Enable your connectors. On the connector dashboard, set the connector status toggle to ENABLED.
For all your connectors, go to the Details tab and click Resync All Historical Data.

If you have large amounts of data or your connectors are highly API limited, the re-sync process will take a lot of time. In such cases, we suggest that you migrate the data from the old cluster to the new cluster using Redshift backups:

Pause all your connectors from the Fivetran dashboard. On the connector dashboard, set the connector status toggle to PAUSED.
Restore your new Redshift cluster from a backup of your old Redshift cluster. This is critical because Fivetran needs to have the same metadata available to continue syncing the data from the last sync point and not have to restart the entire sync again.
Update the destination connection settings to specify the new cluster details. In the destination dashboard, click Edit connection details. Enter the new database name and provide the authentication details.
Enable your connectors. On the connector dashboard, set the connector status toggle to ENABLED.

Data load costs

Redshift does not charge you extra when Fivetran loads data into your data warehouse.

Column data type changes

To change the column's data type, Fivetran renames the existing column, creates a new column with the new data type, and then drops the previous version of the column.

Suppose you have set up a view on the table referencing the previous version of the column, then the DROP COLUMN operation will fail, and your destination table will have a deprecated column that won't be updated.

We recommend that you create the views using the WITH NO SCHEMA BINDING clause to prevent this issue.

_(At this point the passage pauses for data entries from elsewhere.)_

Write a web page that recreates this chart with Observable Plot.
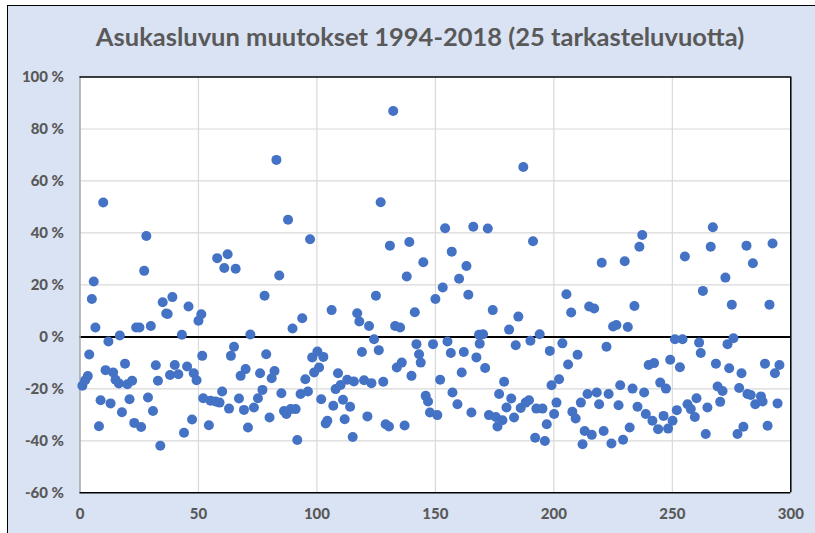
<!DOCTYPE html>
<html>
<head>
<meta charset="utf-8">
<script src="https://cdn.jsdelivr.net/npm/d3@7"></script>
<script src="https://cdn.jsdelivr.net/npm/@observablehq/plot@0.6"></script>
<style>
html, body { margin: 0; padding: 0; background: #ffffff; width: 815px; height: 533px; overflow: hidden; }
#bg { position: absolute; left: 7px; top: 5px; width: 900px; height: 600px; background: #dae3f3;
      border-left: 1.5px solid #000; border-top: 1.5px solid #000; }
#title { position: absolute; left: 0; top: 24px; width: 840px; text-align: center;
         font: bold 25.5px/25.5px Lato, "Open Sans", sans-serif; color: #595959; white-space: nowrap; }
#plot { position: absolute; left: 0; top: 60px; }
</style>
</head>
<body>
<div id="bg"></div>
<div id="title">Asukasluvun muutokset 1994-2018 (25 tarkasteluvuotta)</div>
<div id="plot"></div>
<script>
// Axis ticks
const xTicks = [0, 50, 100, 150, 200, 250, 300];
const yTicks = [-60, -40, -20, 0, 20, 40, 60, 80, 100];

// Points [index, change %], grouped by x range
const seg0to52 = [[9.8,51.7],[28,38.8],[27.1,25.4],[5.8,21.3],[5,14.6],[6.5,3.6],[12,-1.8],[16.8,0.5],[23.7,3.6],[25.1,3.6],[29.9,4.2],[34.9,13.3],[39,15.3],[36.4,9.0],[37,8.8],[45.8,11.7],[43,0.8],[50,6.2],[51.2,8.7],[3.9,-6.8],[1,-18.8],[2.2,-16.7],[3.3,-15.1],[10.8,-12.8],[14,-13.7],[15,-16.5],[16.4,-17.9],[19,-10.3],[20,-18.2],[22,-16.9],[8.7,-24.4],[12.9,-25.6],[20.9,-24],[17.7,-29],[8,-34.4],[22.9,-33.1],[25.8,-34.7],[28.7,-23.3],[30.8,-28.5],[32,-10.9],[32.9,-16.9],[33.9,-41.9],[38,-14.7],[40,-10.8],[41.5,-14.4],[45.2,-11.4],[48,-14],[49.2,-16.7],[43.9,-36.9],[47.3,-31.8],[51.6,-7.3],[52,-23.6]];
const seg53to103 = [[82.9,68.1],[87.8,45.1],[97.1,37.6],[57.9,30.3],[62.3,31.8],[60.9,26.5],[65.7,26.2],[84.1,23.6],[77.9,15.8],[93.8,7.2],[89.7,3.2],[71.9,0.9],[65,-3.8],[63.7,-7.3],[78.6,-6.7],[69.9,-12.4],[67.8,-15],[76,-14],[82.1,-13.1],[80.9,-15.9],[98,-7.9],[100.2,-5.6],[102.7,-7.7],[100.9,-11.8],[98.8,-13.7],[95.1,-16.3],[55.1,-24.6],[57.2,-24.9],[58.9,-25.3],[60,-21],[62.9,-27.6],[67.1,-23.7],[69.2,-28.1],[73.4,-27.2],[75.1,-23.6],[77,-20.4],[80,-31],[85,-21.7],[86.1,-28.5],[87.1,-29.7],[88.9,-27.8],[91,-27.8],[93.1,-22],[96.2,-21],[101.8,-24],[54.4,-34],[70.9,-34.9],[91.7,-39.7]];
const seg104to157 = [[132.2,86.9],[126.9,51.8],[130.8,35.1],[139,36.5],[144.9,28.7],[154.1,41.8],[156.9,32.8],[137.9,23.2],[124.9,15.8],[153.1,19],[150,14.6],[106.2,10.3],[117,9.1],[117.9,5.9],[122,4.2],[141.3,9.5],[133,4.2],[135.1,3.6],[124.1,-0.9],[126.1,-5.1],[119,-5.8],[142,-2.8],[143.1,-6.7],[143.8,-9.9],[149,-2.8],[155.1,-1.8],[156.5,-6.2],[133.7,-11.8],[135.8,-9.9],[139.9,-15],[108.9,-14],[107.9,-20.1],[110,-18.5],[112.8,-16.5],[115.6,-17.2],[119.9,-16.7],[123,-17.8],[128,-17.3],[152,-16.5],[157.2,-21.4],[145.9,-22.7],[146.9,-24.9],[106.9,-26.5],[111,-24.2],[114,-26.9],[103.7,-33.3],[104.4,-32.3],[111.7,-31.7],[115.1,-38.5],[121.3,-30.6],[129,-33.6],[130.4,-34.5],[137,-34.1],[147.7,-29.1],[150.8,-30.1]];
const seg158to209 = [[187.1,65.4],[166,42.4],[172.1,41.7],[191.2,36.8],[163.1,27.3],[160,22.4],[163.9,16.2],[174.2,10.3],[185,7.8],[181.1,2.8],[168.4,0.8],[170.1,1],[168.7,-2.6],[194,1],[190.1,-1.5],[183.9,-3.2],[162,-5.8],[167.3,-7.9],[171,-12],[161.1,-13.7],[179,-17.3],[198.3,-5.4],[203.6,-2.5],[206,-10.6],[202.2,-16.3],[199,-18.6],[159.3,-25.9],[165.2,-29.1],[176.9,-22],[182,-23.7],[180,-27.2],[172.6,-30.1],[175.5,-30.8],[178.3,-32.1],[176.2,-34.5],[183.2,-31],[186,-27.4],[188.1,-25.3],[189.5,-24.4],[192.6,-27.6],[195.2,-27.6],[201.1,-25.3],[200.1,-29.7],[197,-33.6],[192.1,-38.8],[196.2,-40.1],[207.8,-28.8],[209.2,-31.4],[205.3,16.4],[207.3,9.4]];
const seg210to262 = [[237.3,39.2],[236.1,34.7],[220.2,28.5],[229.9,29.1],[255.3,30.9],[214.9,11.7],[217,10.9],[234,11.9],[225,4],[226.4,4.6],[231.2,3.8],[222.2,-3.8],[210,-6.9],[251.1,-0.9],[254.3,-0.9],[261.3,-2.2],[262,-6.2],[249.1,-8.8],[253.2,-11.7],[240,-10.8],[242.3,-10.1],[244.9,-17.6],[247.3,-19.9],[228,-18.6],[233.2,-19.9],[238.1,-21.4],[214.2,-22],[218.1,-21.4],[211.4,-25.3],[223.1,-22],[219.1,-25.9],[227.3,-26.3],[235.3,-26.9],[238.8,-29.7],[241.6,-32.3],[244,-35.5],[246.3,-30.4],[250.1,-32.3],[248.2,-35.3],[251.9,-28.2],[256.4,-25.9],[257.8,-27.8],[259.5,-30.8],[260.2,-23.6],[213,-36.2],[216,-37.7],[221,-36.2],[232,-34.9],[212.1,-41.3],[224.3,-41],[229.2,-39.6]];
const seg263to295 = [[267.1,42.2],[266.2,34.7],[281.3,35.1],[292.3,35.9],[284,28.3],[272.4,22.8],[262.9,17.7],[275.1,12.4],[291,12.4],[273.3,-2.8],[275.8,-0.5],[268.4,-10.3],[274,-12.1],[279.2,-14],[289.1,-10.3],[295.2,-10.8],[293.3,-14],[269.1,-19.1],[271.2,-20.8],[278.2,-19.7],[281.7,-22],[283.1,-22.4],[285,-25.9],[287.4,-22.9],[288.1,-24.9],[294.4,-25.6],[264.8,-27.2],[270.2,-25],[280,-34.6],[277.5,-37.4],[290.2,-34.2],[264.1,-37.4]];

const points = [...seg0to52, ...seg53to103, ...seg104to157, ...seg158to209, ...seg210to262, ...seg263to295]
  .map(([x, y]) => ({x, y}));

const chart = Plot.plot({
  width: 815,
  height: 473,
  marginLeft: 79.5,
  marginRight: 24.7,
  marginTop: 16.5,
  marginBottom: 40.7,
  style: {
    background: "transparent",
    fontFamily: "Lato, 'Open Sans', sans-serif",
    fontWeight: "900",
    fontSize: "15px",
    color: "#595959",
    overflow: "visible"
  },
  x: {domain: [0, 300], ticks: xTicks, tickSize: 0, tickPadding: 16, tickFormat: d => String(d), label: null},
  y: {domain: [-60, 100], ticks: yTicks, tickSize: 0, tickPadding: 16, tickFormat: d => `${d} %`, label: null},
  marks: [
    Plot.frame({fill: "#ffffff"}),
    Plot.ruleX(xTicks.filter(d => d > 0 && d < 300), {stroke: "#d9d9d9", strokeWidth: 1.2}),
    Plot.ruleY(yTicks.filter(d => d > -60 && d < 100 && d !== 0), {stroke: "#d9d9d9", strokeWidth: 1.2}),
    Plot.ruleY([0], {stroke: "#000000", strokeWidth: 2}),
    Plot.ruleX([0], {stroke: "#a6a6a6", strokeWidth: 1.5}),
    Plot.ruleX([300], {stroke: "#000000", strokeWidth: 1.5}),
    Plot.ruleY([100], {stroke: "#000000", strokeWidth: 1.5}),
    Plot.ruleY([-60], {stroke: "#000000", strokeWidth: 1.5}),
    Plot.dot(points, {x: "x", y: "y", r: 5, fill: "#4472C4", stroke: "none"})
  ]
});
document.getElementById("plot").appendChild(chart);
</script>
</body>
</html>
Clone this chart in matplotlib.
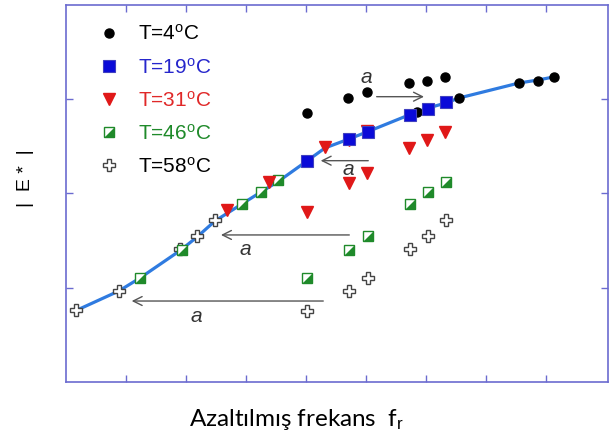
import numpy as np
import matplotlib
matplotlib.use('Agg')
import matplotlib.pyplot as plt
from matplotlib.legend_handler import HandlerTuple

plt.rcParams['font.family'] = ['Liberation Sans', 'DejaVu Sans']
plt.rcParams['mathtext.fontset'] = 'custom'
plt.rcParams['mathtext.rm'] = 'Liberation Sans'
plt.rcParams['mathtext.it'] = 'Liberation Sans:italic'


# data (log frequency, log |E*|)
# master curve
curve_x = [0.15, 0.883, 1.233, 1.917, 2.183, 2.483, 2.933, 3.25, 3.55, 4.017,
           4.317, 4.717, 5.017, 5.717, 6.033, 6.333, 6.55, 7.55, 7.867, 8.167]
curve_y = [0.753, 0.966, 1.103, 1.401, 1.538, 1.708, 1.889, 2.016, 2.133, 2.345,
           2.483, 2.578, 2.653, 2.833, 2.907, 2.960, 3.013, 3.172, 3.204, 3.241]

# T = 4 C
t4_x = [4.012, 4.705, 5.022, 5.717, 6.017, 6.317, 5.855, 6.55, 7.555, 7.862, 8.142]
t4_y = [2.857, 3.010, 3.074, 3.169, 3.197, 3.239, 2.862, 3.010, 3.169, 3.197, 3.239]

# T = 19 C (reference)
t19_x = [4.017, 4.717, 5.028, 5.728, 6.033, 6.328]
t19_y = [2.342, 2.575, 2.649, 2.836, 2.894, 2.966]

# T = 31 C
t31_x = [4.012, 4.717, 5.022, 5.717, 6.022, 6.317, 2.678, 3.387, 4.317, 4.717, 5.022]
t31_y = [1.804, 2.108, 2.221, 2.480, 2.568, 2.656, 1.820, 2.122, 2.488, 2.568, 2.663]

# T = 46 C
t46_x = [4.017, 4.717, 5.028, 5.733, 6.038, 6.328, 1.233, 1.928, 2.938, 3.25, 3.538]
t46_y = [1.107, 1.401, 1.549, 1.885, 2.013, 2.125, 1.107, 1.401, 1.885, 2.013, 2.138]

# T = 58 C
t58_x = [4.017, 4.717, 5.028, 5.733, 6.038, 6.328, 0.167, 0.888, 1.9, 2.178, 2.483]
t58_y = [0.756, 0.966, 1.100, 1.408, 1.549, 1.719, 0.764, 0.966, 1.411, 1.549, 1.719]

labels = ['T=4$^{\\rm o}$C', 'T=19$^{\\rm o}$C', 'T=31$^{\\rm o}$C',
          'T=46$^{\\rm o}$C', 'T=58$^{\\rm o}$C']
label_colors = ['black', '#2626cc', '#e02828', '#1f8a2a', 'black']

# shift arrows: (start x, end x, y) and label "a" position
arrow_x0 = [5.178, 5.038, 4.722, 4.288]
arrow_x1 = [5.967, 4.245, 2.583, 1.095]
arrow_y = [3.027, 2.348, 1.560, 0.859]
a_x = [5.0, 4.705, 2.983, 2.178]
a_y = [3.233, 2.257, 1.401, 0.700]


fig = plt.figure(figsize=(6.11, 4.37), dpi=100)
ax = fig.add_axes([0.108, 0.1259, 0.887, 0.8627])

axcol = '#6b6bd0'
green = '#1f8a2a'
tri = [(-1, -1), (1, -1), (1, 1)]

ax.plot(curve_x, curve_y, '-', color='#2f7be0', lw=2.3, zorder=2)

h58, = ax.plot(t58_x, t58_y, 'P', ls='none', ms=9, mfc='white', mec='#444444', mew=1.0, zorder=3)
h46a, = ax.plot(t46_x, t46_y, 's', ls='none', ms=7.5, mfc='white', mec=green, mew=1.0, zorder=4)
h46b, = ax.plot(t46_x, t46_y, marker=tri, ls='none', ms=7.5, mfc=green, mec=green, mew=0.5, zorder=4)
h31, = ax.plot(t31_x, t31_y, 'v', ls='none', ms=8.5, color='#e01818', zorder=5)
h4, = ax.plot(t4_x, t4_y, 'o', ls='none', ms=6.5, color='black', zorder=5)
h19, = ax.plot(t19_x, t19_y, 's', ls='none', ms=8, mfc='#0a0ad8', mec='#4040c0', mew=0.8, zorder=6)

for i in range(len(arrow_y)):
    ax.annotate('', xy=(arrow_x1[i], arrow_y[i]), xytext=(arrow_x0[i], arrow_y[i]),
                arrowprops=dict(arrowstyle='->', color='#555555', lw=1.0,
                                mutation_scale=16, shrinkA=0, shrinkB=0))
    ax.text(a_x[i], a_y[i], 'a', fontsize=15, style='italic', color='#333333',
            ha='center', va='center')

leg = ax.legend([h4, h19, h31, (h46a, h46b), h58], labels,
                handler_map={tuple: HandlerTuple(ndivide=1)},
                loc='upper left', frameon=False, numpoints=1, fontsize=15,
                labelcolor=label_colors, handlelength=1.0, handletextpad=0.85,
                labelspacing=0.63, borderaxespad=0.3, bbox_to_anchor=(0.034, 0.988))

ax.set_xlim(0, 9.033)
ax.set_ylim(0, 4)
ax.set_xticks(range(1, 9))
ax.set_yticks([1, 2, 3])
ax.tick_params(direction='in', length=5, width=1.0, color=axcol,
               top=True, right=True, labelbottom=False, labelleft=False)
for s in ax.spines.values():
    s.set_color(axcol)
    s.set_linewidth(1.2)

fig.text(0.041, 0.593, '|  E *  |', rotation=90, fontsize=14, ha='center', va='center')
fig.text(0.485, 0.04, 'Azaltılmış frekans  f$_{\\rm r}$', fontsize=17.5, ha='center',
         va='center', family=['Lato', 'DejaVu Sans'])

plt.savefig('out.png', dpi=100)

See Redshift's documentation for more information on late binding views.

Table limitations

Amazon Redshift limits the maximum number of tables that you can create. If you exceed the maximum limit, Fivetran can't create any further tables in the destination. As a result, the integration will fail, causing errors or data loss. See Redshift's documentation for more information about the maximum table limits.

System column name management

Redshift does not allow to create user-defined columns with the following names:

oid
tableoid
xmin
cmin
xmax
cmax
ctid

To avoid naming conflicts with the Redshift system rules, we prefix these column names with # before writing them to the destination.